Currencies: Dollar Strength Tested by Sentiment Divergence

The U.S. dollar, bolstered by resilient jobs data, faces counterpressure from gloomier sentiment. The DXY index hovered around 106 last week, supported by Fed hawkishness. Yet, if consumer pullback weakens growth outlooks, safe-haven flows could favor the greenback further against euro and yen.

Emerging market currencies, sensitive to U.S. slowdowns, may depreciate; tariff fears hit trade-exposed pairs like USD/MXN. Gold, as a sentiment hedge, surged toward $2,700/oz amid uncertainty, offering portfolio diversification.

Investor Sentiment: From Euphoria to Caution

Wall Street's euphoria—AAII bullishness near 50%—clashes with Main Street despair. This gap risks a sentiment snapback lower, amplifying sell-offs. Retail investors, heavy in equities via apps, may de-risk if credit card balances rise and auto debt—now exceeding student loans—triggers defaults.

Institutional flows show early caution: ETF inflows to bonds ticked up, while equity momentum funds trim exposure. With VIX subdued below 15, complacency reigns, but sentiment lows historically precede volatility spikes.

Outlook: Stability with Embedded Risks

The economy remains stable short-term, with no immediate collapse signaled. April's 115,000 jobs and steady unemployment provide a buffer, and retail resilience offers hope. However, the record-low sentiment warns of fragility: consumers bracing for worse could self-fulfill a slowdown.
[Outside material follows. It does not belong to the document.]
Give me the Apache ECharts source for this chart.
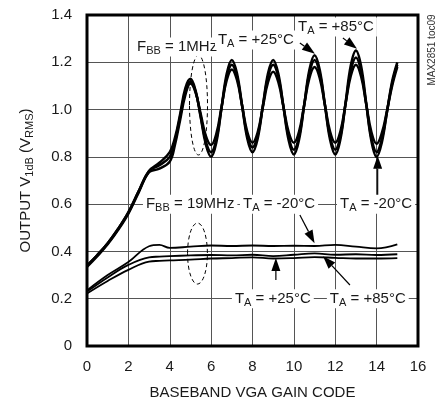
<!DOCTYPE html>
<html>
<head>
<meta charset="utf-8">
<script src="https://cdn.jsdelivr.net/npm/echarts@6/dist/echarts.min.js"></script>
<style>
html,body{margin:0;padding:0;background:#fff;}
#c{width:439px;height:407px;}
</style>
</head>
<body>
<div id="c"></div>
<script>
// ---- data ----
const codes1 = [0,0.5,1,1.5,2,2.5,3,3.5,
  4,4.25,4.5,4.75,5,5.25,5.5,5.75,6,6.25,6.5,6.75,7,7.25,7.5,7.75,8,8.25,8.5,8.75,9,9.25,9.5,9.75,
  10,10.25,10.5,10.75,11,11.25,11.5,11.75,12,12.25,12.5,12.75,13,13.25,13.5,13.75,14,14.25,14.5,14.75,15];
const mhz1A = [0.34,0.385,0.435,0.495,0.565,0.655,0.74,0.775,
  0.82,0.88,0.98,1.09,1.13,1.08,0.965,0.85,0.80,0.86,1.005,1.15,1.21,1.153,1.015,0.877,0.82,0.877,1.015,1.153,1.21,1.151,1.01,0.869,
  0.81,0.872,1.02,1.168,1.23,1.168,1.02,0.872,0.81,0.874,1.03,1.186,1.25,1.184,1.025,0.866,0.80,0.86,0.99,1.12,1.20];
const mhz1B = [0.34,0.385,0.435,0.495,0.565,0.655,0.74,0.765,
  0.80,0.865,0.97,1.075,1.12,1.076,0.97,0.864,0.82,0.874,1.005,1.136,1.19,1.139,1.015,0.891,0.84,0.891,1.015,1.139,1.19,1.137,1.01,0.883,
  0.83,0.886,1.02,1.154,1.21,1.154,1.02,0.886,0.83,0.887,1.025,1.163,1.22,1.161,1.02,0.879,0.82,0.875,0.99,1.11,1.19];
const mhz1C = [0.335,0.38,0.43,0.49,0.56,0.65,0.735,0.75,
  0.78,0.85,0.955,1.06,1.11,1.072,0.98,0.888,0.85,0.897,1.01,1.123,1.17,1.125,1.015,0.905,0.86,0.904,1.01,1.116,1.16,1.116,1.01,0.904,
  0.86,0.907,1.02,1.133,1.18,1.133,1.02,0.907,0.86,0.908,1.025,1.142,1.19,1.14,1.022,0.904,0.855,0.90,0.995,1.10,1.18];

const codes19 = [0,1,2,3,3.5,4,5,6,7,8,9,10,11,12,13,14,15];
const mhz19A = [0.235,0.30,0.355,0.422,0.428,0.415,0.42,0.425,0.423,0.425,0.423,0.424,0.423,0.428,0.42,0.413,0.43];
const mhz19B = [0.23,0.29,0.343,0.375,0.378,0.38,0.383,0.385,0.383,0.386,0.38,0.386,0.392,0.386,0.388,0.385,0.388];
const mhz19C = [0.222,0.275,0.322,0.357,0.36,0.362,0.365,0.37,0.372,0.375,0.37,0.372,0.376,0.373,0.37,0.37,0.372];

const xTicks = [0,2,4,6,8,10,12,14,16];
const yTicks = ['0','0.2','0.4','0.6','0.8','1.0','1.2','1.4'];

// annotations (data coordinates)
const labels = [
  {t:'F{s|BB} = 1MHz', x:2.42, y:1.265},
  {t:'T{s|A} = +25°C', x:6.33, y:1.294},
  {t:'T{s|A} = +85°C', x:10.2, y:1.349},
  {t:'F{s|BB} = 19MHz', x:2.85, y:0.6},
  {t:'T{s|A} = -20°C', x:7.54, y:0.6},
  {t:'T{s|A} = -20°C', x:12.23, y:0.6},
  {t:'T{s|A} = +25°C', x:7.15, y:0.2},
  {t:'T{s|A} = +85°C', x:11.74, y:0.2}
];
const arrows = [
  [[10.29,1.282],[11.02,1.236]],
  [[12.37,1.303],[13.05,1.257]],
  [[14.05,0.626],[14.05,0.805]],
  [[10.29,0.554],[11.0,0.435]],
  [[9.13,0.279],[9.13,0.372]],
  [[12.71,0.258],[11.41,0.38]]
];
const ellipses = [
  {cx:5.39, cy:1.019, rx:0.435, ry:0.211},
  {cx:5.34, cy:0.391, rx:0.48, ry:0.129}
];

const FONT = 'Liberation Sans, Arial, sans-serif';
const zip = (xs, ys) => xs.map((x,i)=>[x, ys[i]]);

const chart = echarts.init(document.getElementById('c'), null, {renderer:'canvas'});

function lineSeries(xs, ys, w){
  return {type:'line', data: zip(xs, ys), smooth:0.4, symbol:'none',
    lineStyle:{color:'#000', width:w}, z:5};
}

chart.setOption({
  animation:false,
  backgroundColor:'#fff',
  grid:{left:87, top:15, width:331, height:331, show:true, borderColor:'#000', borderWidth:3, backgroundColor:'transparent', z:10},
  xAxis:{type:'value', min:0, max:16, interval:2,
    axisLine:{show:false}, axisTick:{show:false},
    splitLine:{show:true, lineStyle:{color:'#555', width:1}},
    axisLabel:{fontSize:15, color:'#1a1a1a', fontFamily:FONT, margin:13,
      formatter:(v)=> xTicks.indexOf(v) >= 0 ? String(v) : ''},
    name:'BASEBAND VGA GAIN CODE', nameLocation:'middle', nameGap:39,
    nameTextStyle:{fontSize:15, color:'#1a1a1a', fontFamily:FONT}
  },
  yAxis:{type:'value', min:0, max:1.4, interval:0.2,
    axisLine:{show:false}, axisTick:{show:false},
    splitLine:{show:true, lineStyle:{color:'#555', width:1}},
    axisLabel:{fontSize:15, color:'#1a1a1a', fontFamily:FONT, margin:15,
      formatter:(v)=> yTicks[Math.round(v/0.2)]},
    name:'OUTPUT V{s|1dB} (V{s|RMS})', nameLocation:'middle', nameGap:52,
    nameTextStyle:{fontSize:15, color:'#1a1a1a', fontFamily:FONT,
      rich:{s:{fontSize:11, color:'#1a1a1a', fontFamily:FONT, padding:[8,0,0,0]}}}
  },
  series:[
    lineSeries(codes1, mhz1A, 2.5),
    lineSeries(codes1, mhz1B, 2.5),
    lineSeries(codes1, mhz1C, 2.5),
    lineSeries(codes19, mhz19A, 1.8),
    lineSeries(codes19, mhz19B, 1.8),
    lineSeries(codes19, mhz19C, 1.8)
  ]
});

const px = (p)=> chart.convertToPixel({gridIndex:0}, p);
const g = [];

ellipses.forEach(e=>{
  const c = px([e.cx, e.cy]);
  const r = px([e.cx + e.rx, e.cy + e.ry]);
  g.push({type:'ellipse', z:50, shape:{cx:c[0], cy:c[1], rx:Math.abs(r[0]-c[0]), ry:Math.abs(r[1]-c[1])},
    style:{fill:null, stroke:'#000', lineWidth:1, lineDash:[4,3]}});
});

arrows.forEach(a=>{
  const t = px(a[0]), h = px(a[1]);
  const dx = h[0]-t[0], dy = h[1]-t[1];
  const L = Math.sqrt(dx*dx+dy*dy), ux = dx/L, uy = dy/L;
  const hl = 13, hw = 4.5;
  const bx = h[0]-ux*hl, by = h[1]-uy*hl;
  g.push({type:'line', z:60, shape:{x1:t[0], y1:t[1], x2:bx, y2:by}, style:{stroke:'#000', lineWidth:1.2}});
  g.push({type:'polygon', z:60, shape:{points:[[h[0],h[1]],[bx-uy*hw, by+ux*hw],[bx+uy*hw, by-ux*hw]]}, style:{fill:'#000'}});
});

labels.forEach(l=>{
  const p = px([l.x, l.y]);
  g.push({type:'text', z:70, x:p[0]-3, y:p[1],
    style:{text:l.t, fontSize:15, fontFamily:FONT, fill:'#1a1a1a', align:'left', verticalAlign:'middle',
      backgroundColor:'#fff', padding:[0,3,0,3],
      rich:{s:{fontSize:11, fontFamily:FONT, fill:'#1a1a1a', padding:[8,0,0,0]}}}});
});

g.push({type:'text', z:70, x:432, y:50, rotation:Math.PI/2,
  style:{text:'MAX2851 toc09', fontSize:10, fontFamily:FONT, fill:'#333', align:'center', verticalAlign:'middle'}});

chart.setOption({graphic:g});
</script>
</body>
</html>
Investors should monitor upcoming data—May retail sales, CPI, and ISM surveys—for confirmation. A graceful Fed pivot could bridge the disconnect, sustaining the bull market. Absent that, expect choppy equities, bond haven bids, dollar resilience, and a sentiment-driven reassessment of risks.

In this environment, diversified portfolios emphasizing quality and defensives position well. While slightly bullish on U.S. assets long-term, near-term vigilance is paramount as Main Street's squeeze tests Wall Street's poise.